Day 70: fear and uncertainty

I'm almost done with Young Makers and am set to launch on Twitter and amongst close friends once I add in the newsletter / emails component.



As I'm nearing that, I'm worried about dozens of things such as:



  1. Will people give a shit?

  2. What if I flunk this

  3. What if someone tells me it's crap

  4. What if I don't grow fast enough?

  5. Am I able to create amazing content without Interviews?

  6. Will I ever be good enough to create amazing content?

  7. How long will it take to get to my first sponsor? What if it takes forever?

  8. There's people like Tyler Tringas, Arvid Kahl, etc that I want to work with, but would I ever be good enough to get on their radar?

  9. Is my site ready? I refactored the business database behind the admin role

  10. What if someone copies me?

  11. I haven't added the tagging feature yet!

  12. Will my site crash??

  13. What happens if my parents figure out I'm doing part-time dev work to work on this and I'm not making a lot of money?

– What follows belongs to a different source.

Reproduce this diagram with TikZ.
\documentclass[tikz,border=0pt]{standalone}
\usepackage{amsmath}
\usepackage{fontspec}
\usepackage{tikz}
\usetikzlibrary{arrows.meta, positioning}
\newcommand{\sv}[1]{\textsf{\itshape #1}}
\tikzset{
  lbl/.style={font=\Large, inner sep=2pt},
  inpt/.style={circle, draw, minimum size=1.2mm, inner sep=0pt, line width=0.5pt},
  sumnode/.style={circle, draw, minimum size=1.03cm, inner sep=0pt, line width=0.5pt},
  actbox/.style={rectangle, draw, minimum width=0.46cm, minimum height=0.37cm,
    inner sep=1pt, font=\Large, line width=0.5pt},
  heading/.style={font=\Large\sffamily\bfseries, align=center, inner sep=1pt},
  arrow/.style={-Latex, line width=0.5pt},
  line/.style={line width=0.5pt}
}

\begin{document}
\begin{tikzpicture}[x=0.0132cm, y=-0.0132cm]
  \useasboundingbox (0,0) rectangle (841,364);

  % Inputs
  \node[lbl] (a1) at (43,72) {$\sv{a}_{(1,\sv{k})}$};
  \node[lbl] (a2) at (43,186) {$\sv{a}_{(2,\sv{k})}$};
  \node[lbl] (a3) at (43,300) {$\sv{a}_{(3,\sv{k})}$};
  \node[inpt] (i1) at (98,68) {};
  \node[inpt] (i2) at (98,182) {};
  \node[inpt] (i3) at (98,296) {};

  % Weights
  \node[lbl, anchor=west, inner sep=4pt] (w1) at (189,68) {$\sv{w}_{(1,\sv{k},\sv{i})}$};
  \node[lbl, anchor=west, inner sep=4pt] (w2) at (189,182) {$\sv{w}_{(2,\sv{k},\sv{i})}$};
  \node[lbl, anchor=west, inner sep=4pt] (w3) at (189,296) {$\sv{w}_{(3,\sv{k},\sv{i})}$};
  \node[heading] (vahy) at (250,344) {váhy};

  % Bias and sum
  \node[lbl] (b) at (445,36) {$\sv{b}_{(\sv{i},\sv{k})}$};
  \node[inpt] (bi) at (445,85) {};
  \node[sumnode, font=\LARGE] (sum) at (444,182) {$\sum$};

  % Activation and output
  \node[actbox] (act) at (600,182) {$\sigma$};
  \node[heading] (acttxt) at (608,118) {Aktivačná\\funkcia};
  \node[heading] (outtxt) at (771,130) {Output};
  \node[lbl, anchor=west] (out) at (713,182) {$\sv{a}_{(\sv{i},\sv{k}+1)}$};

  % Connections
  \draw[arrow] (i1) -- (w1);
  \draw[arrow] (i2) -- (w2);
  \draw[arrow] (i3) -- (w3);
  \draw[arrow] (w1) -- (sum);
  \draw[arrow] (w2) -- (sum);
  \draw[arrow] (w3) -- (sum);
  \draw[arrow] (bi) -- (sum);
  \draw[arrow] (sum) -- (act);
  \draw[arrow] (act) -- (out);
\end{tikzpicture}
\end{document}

  14. What happens if I don't make enough money?

  15. Will I be able to make enough within the next 1 year to prove that this is going somewhere?

  16. Will I be able to afford a home with my girlfriend?





Sigh. It's all an overwhelming blur. But I'll figure it out, I almost always do. I have to. That's what a maker's supposed to do.



I really need any help I can get.



I wished there were more people like Pete from NoCSDegree I could talk to. It will feel less uncertain and nice to have someone who's been there done there, re-assuring me.